Ce même article 6 prohibe le payement d'une rémunération par le marin en vue d'une opération de placement. Aucune protection de cette nature n'est envisagée, en particulier pour les sociétés de « manning » implantées dans des pays où la convention n° 179 précitée n'est pas applicable.
Autant dire que dans ces conditions, les principes fondamentaux du droit du travail sont laissés en jachère et sont dépourvus de garanties. A ce titre, à la différence de ce qui est prévu par l'article 13 du code du travail maritime, le contrat d'engagement du marin résidant hors de France ne sera pas visé par l'autorité chargée de l'inspection du travail maritime et donc échappera à son pouvoir protecteur de refuser son visa lorsque le contrat contient une clause contraire aux dispositions d'ordre public.
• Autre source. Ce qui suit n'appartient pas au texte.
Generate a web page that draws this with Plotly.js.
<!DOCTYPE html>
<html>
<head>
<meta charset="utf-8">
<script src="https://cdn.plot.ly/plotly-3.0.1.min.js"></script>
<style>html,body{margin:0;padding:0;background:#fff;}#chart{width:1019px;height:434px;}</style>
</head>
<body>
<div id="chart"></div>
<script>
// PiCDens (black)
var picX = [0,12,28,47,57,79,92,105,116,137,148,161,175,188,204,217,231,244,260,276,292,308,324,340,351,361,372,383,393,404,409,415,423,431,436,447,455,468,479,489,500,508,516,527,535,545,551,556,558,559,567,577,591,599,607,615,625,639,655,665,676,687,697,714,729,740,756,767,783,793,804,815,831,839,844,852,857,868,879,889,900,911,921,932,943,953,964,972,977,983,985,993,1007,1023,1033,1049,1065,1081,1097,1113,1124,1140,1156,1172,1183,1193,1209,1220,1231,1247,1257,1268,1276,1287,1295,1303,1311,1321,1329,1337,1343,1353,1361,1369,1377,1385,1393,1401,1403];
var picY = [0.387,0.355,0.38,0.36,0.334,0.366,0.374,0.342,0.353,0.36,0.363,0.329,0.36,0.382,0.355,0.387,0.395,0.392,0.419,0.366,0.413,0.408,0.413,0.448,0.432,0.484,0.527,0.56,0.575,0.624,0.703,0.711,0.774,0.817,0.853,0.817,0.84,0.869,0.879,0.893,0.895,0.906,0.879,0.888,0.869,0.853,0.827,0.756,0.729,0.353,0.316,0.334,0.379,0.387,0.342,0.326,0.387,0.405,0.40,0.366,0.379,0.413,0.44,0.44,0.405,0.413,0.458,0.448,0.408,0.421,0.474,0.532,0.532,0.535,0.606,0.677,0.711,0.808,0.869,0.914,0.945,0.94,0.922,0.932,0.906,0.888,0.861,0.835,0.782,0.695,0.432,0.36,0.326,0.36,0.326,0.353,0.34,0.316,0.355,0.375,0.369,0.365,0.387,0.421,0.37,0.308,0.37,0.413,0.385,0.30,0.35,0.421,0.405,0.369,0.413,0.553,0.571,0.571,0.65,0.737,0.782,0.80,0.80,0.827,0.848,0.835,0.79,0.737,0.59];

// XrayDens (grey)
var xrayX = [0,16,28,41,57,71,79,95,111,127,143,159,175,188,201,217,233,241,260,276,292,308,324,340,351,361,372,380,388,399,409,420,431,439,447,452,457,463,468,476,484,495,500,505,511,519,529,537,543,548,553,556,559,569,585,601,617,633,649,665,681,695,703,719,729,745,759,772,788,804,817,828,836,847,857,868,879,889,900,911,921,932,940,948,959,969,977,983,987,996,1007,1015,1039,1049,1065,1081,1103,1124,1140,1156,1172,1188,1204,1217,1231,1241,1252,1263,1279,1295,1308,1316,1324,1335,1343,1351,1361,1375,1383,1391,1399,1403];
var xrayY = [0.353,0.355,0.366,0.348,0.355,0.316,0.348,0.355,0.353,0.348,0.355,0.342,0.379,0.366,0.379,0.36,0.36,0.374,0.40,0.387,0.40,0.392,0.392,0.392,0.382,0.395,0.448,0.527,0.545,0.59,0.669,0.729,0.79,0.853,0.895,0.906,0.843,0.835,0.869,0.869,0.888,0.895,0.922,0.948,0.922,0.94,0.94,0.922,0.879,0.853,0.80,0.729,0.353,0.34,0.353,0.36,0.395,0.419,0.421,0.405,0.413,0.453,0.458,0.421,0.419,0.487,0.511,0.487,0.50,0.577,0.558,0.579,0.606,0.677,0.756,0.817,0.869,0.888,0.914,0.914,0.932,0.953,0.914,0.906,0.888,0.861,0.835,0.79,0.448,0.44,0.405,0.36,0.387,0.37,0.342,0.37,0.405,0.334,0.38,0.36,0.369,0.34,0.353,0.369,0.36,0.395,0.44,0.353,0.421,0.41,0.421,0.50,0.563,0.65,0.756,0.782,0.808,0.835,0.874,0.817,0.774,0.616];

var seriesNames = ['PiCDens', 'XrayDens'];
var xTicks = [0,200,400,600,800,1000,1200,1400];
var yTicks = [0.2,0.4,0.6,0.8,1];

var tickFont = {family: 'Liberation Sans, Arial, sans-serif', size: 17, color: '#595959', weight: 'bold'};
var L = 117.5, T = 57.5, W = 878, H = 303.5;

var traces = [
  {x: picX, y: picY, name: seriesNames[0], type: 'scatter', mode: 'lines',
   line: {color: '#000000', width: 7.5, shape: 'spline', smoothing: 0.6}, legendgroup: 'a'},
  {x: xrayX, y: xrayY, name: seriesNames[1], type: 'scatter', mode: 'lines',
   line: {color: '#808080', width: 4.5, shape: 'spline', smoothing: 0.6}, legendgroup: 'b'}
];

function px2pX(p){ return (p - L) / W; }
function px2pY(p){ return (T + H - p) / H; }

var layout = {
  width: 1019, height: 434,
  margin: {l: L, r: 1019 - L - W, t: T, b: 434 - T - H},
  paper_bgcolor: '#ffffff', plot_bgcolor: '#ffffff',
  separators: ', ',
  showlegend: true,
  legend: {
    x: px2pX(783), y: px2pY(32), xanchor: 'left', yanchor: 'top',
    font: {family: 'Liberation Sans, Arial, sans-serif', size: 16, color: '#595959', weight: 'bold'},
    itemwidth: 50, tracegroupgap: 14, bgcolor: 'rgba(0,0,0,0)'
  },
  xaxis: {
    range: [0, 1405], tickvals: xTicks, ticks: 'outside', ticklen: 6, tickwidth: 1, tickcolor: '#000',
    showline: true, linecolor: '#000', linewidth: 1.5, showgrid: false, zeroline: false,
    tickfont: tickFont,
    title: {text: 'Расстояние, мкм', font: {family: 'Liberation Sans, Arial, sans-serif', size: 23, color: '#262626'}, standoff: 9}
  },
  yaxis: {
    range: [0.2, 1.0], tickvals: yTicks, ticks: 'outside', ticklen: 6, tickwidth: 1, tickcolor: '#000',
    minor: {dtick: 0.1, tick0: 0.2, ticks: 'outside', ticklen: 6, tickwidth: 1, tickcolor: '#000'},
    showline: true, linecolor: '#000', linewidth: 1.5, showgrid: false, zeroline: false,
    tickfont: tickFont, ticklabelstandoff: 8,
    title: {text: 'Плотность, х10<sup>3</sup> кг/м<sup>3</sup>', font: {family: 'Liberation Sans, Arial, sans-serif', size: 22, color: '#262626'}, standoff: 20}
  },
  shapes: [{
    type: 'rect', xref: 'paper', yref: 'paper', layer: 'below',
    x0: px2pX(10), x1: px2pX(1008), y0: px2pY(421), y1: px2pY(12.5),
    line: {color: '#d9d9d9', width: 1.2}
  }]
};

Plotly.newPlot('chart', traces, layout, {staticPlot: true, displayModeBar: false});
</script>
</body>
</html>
Il est acquis que dans ces conditions, l'incompétence négative est certaine.
2. En second lieu, s'agissant de la méconnaissance du Préambule de la Constitution de 1946, le gouvernement soutien que la participation à l'élection des délégués de bord suffit dès lors que les marins concernés ne sont pas résidants en France.
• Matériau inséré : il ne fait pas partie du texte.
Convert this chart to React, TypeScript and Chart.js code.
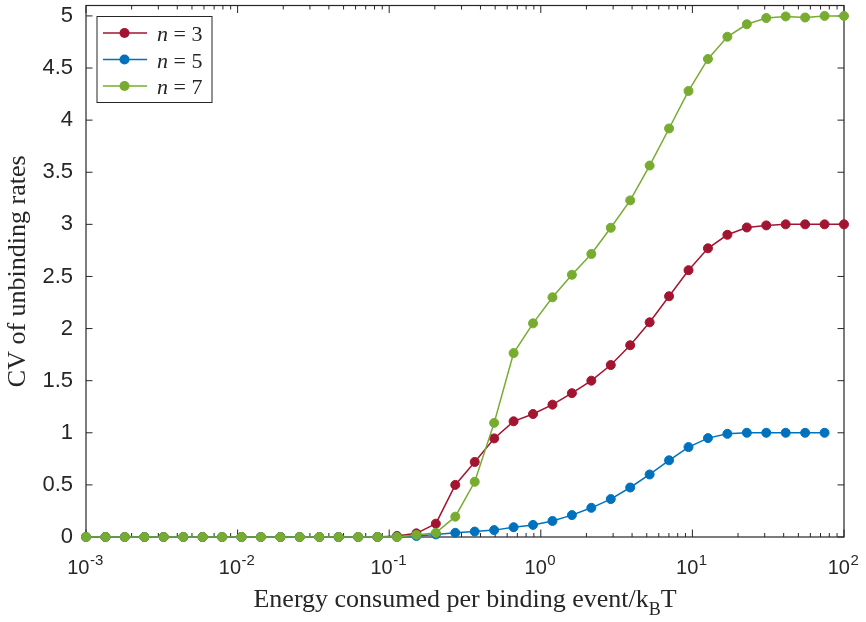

Mais, on peine à comprendre pourquoi les marins ne résidant pas en France pourraient se revendiquer des accords collectifs dès lors qu'ils ne peuvent participer pleinement à la détermination collective des conditions de travail et à la gestion des entreprises. Ce droit fondamental de tous les travailleurs n'est pourtant pas lié à la nationalité du salarié.
A cet égard, force est de reconnaître la difficulté éprouvée par le législateur au moment de concilier les droits fondamentaux de tout travailleur avec sa volonté de soumettre l'engagement des marins étrangers à des lois choisies par l'armateur. En effet, nul n'ignore que dans certains pays, comme les Philippines, les marins engagés sont liés dans leur convention collective par des clauses dites de « closed shop » qui leur font interdiction, sous peine de licenciement sans préavis, d'adhérer à un syndicat autre que celui de leur pays d'origine. Ce qui, au passage, rend théorique le droit syndical reconnu par l'article 23 de la loi critiquée.
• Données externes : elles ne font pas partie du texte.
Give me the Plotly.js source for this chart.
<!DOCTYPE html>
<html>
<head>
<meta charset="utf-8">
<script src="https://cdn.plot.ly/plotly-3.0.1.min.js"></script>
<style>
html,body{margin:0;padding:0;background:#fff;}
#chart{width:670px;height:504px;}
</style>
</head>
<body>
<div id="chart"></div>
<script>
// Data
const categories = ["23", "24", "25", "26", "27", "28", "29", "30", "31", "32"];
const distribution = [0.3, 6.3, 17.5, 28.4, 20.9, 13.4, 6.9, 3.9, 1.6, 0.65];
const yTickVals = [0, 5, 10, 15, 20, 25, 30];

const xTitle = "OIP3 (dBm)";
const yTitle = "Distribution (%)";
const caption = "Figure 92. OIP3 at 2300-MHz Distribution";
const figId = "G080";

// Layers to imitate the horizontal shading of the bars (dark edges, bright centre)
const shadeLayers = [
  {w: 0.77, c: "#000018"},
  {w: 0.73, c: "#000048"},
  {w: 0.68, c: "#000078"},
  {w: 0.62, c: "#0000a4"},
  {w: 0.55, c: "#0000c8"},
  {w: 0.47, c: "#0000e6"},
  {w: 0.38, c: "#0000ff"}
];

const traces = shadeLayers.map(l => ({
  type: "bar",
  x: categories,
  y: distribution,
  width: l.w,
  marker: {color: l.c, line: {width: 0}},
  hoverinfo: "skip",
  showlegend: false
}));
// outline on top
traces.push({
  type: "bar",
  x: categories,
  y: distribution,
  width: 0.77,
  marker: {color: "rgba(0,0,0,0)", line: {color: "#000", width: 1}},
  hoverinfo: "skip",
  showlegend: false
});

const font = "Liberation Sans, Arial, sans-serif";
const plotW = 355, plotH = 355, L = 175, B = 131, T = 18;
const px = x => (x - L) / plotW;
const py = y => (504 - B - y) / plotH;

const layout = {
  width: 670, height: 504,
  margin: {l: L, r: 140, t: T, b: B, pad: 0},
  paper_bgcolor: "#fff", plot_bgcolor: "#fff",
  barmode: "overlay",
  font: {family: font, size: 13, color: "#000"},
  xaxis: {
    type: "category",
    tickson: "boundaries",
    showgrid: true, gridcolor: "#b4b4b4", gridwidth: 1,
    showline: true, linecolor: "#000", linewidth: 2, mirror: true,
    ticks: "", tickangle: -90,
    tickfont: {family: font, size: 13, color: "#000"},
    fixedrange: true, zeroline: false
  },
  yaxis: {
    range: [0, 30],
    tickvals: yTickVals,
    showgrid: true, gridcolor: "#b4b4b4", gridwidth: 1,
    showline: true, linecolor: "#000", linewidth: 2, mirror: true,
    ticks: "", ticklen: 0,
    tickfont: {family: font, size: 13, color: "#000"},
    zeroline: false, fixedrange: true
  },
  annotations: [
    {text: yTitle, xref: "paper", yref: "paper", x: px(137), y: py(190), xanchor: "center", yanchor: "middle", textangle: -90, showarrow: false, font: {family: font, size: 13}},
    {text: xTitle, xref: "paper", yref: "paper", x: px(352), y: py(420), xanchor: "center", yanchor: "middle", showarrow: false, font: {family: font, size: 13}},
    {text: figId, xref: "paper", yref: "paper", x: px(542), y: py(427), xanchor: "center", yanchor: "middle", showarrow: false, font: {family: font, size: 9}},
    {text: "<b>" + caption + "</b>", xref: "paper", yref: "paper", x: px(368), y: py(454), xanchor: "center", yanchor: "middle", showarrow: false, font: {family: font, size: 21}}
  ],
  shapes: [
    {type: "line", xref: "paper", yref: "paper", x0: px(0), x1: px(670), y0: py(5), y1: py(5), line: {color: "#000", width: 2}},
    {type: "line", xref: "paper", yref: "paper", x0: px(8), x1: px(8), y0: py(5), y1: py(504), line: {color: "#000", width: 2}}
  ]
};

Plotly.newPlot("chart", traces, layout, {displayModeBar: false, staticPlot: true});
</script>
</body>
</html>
3. En troisième lieu, concernant le principe d'égalité, on doit avouer que le gouvernement ne convainc pas en s'abritant derrière votre jurisprudence classique selon laquelle des différences objectives de situation peuvent justifier des traitements distincts.
En l'espèce, il n'existe pas de situations objectivement différentes mais la possibilité ouverte aux armateurs par la loi de créer discrétionnairement, pour ne pas écrire arbitrairement, les conditions de cette différence de situation. On relèvera ici que, contrairement à ce que soutient le gouvernement, la loi applicable n'est pas celle du pays de résidence du marin - ce qui aurait pu, pour le raisonnement, constituer une situation objective - mais celle choisie par la société de marchandage et l'armateur (voir l'article 12 de la loi). Autrement dit, la situation du marin est subjectivement établie par ses employeurs. Et le régime juridique applicable sera tributaire non pas d'un fait objectif mais de la volonté de choisir la loi la plus favorable aux intérêts économiques de l'armateur. Rien ne permet au marin de résister à la proposition faite par la société d'engagement de le soumettre à une loi différente de celle de son pays de résidence. On en voudra pour preuve le fait que l'article 9 de la loi réserve l'hypothèse où l'armateur utilise les services d'une entreprise de marchandage installée dans un pays où les conventions OIT ne s'appliquent pas, c'est-à-dire les Etats les moins scrupuleux sur les droits sociaux et la protection des contractants en situation d'infériorité.
On ne peut trouver mécanisme plus discriminatoire qu'un tel système.
Pourtant, le législateur français avait toujours pris soin de garantir l'égalité de traitement entre marins français et étrangers. C'est ce qu'exprime clairement l'article 119 du code du travail maritime, tel qu'issu de la loi du 25 septembre 1948, en disposant que « les dispositions de la présente loi sont applicables aux marins étrangers engagés sur les navires français ».
Ce qui montre bien, à l'instar de l'article 29 sur l'applicabilité du code de discipline, qu'il n'existe pas « d'extraterritorialité » pour les navires battant pavillon français.
La prescription de l'article 119 précitée, non abrogée par la présente loi, exprime la portée de l'ordre public social impératif à bord des navires français et vaut garantie des exigences constitutionnelles en matière de droits sociaux de tous les travailleurs quelle que soit leur nationalité. Se trouve alors respecté, en outre, l'article 34 de la Constitution.
* * *
Par ces motifs et tous autres à soulever même d'office, les requérants persistent de plus fort dans leur conclusions.
Nous vous prions de croire, Monsieur le Président, Mesdames et Messieurs les membres du Conseil Constitutionnel, à l'expression de notre haute considération.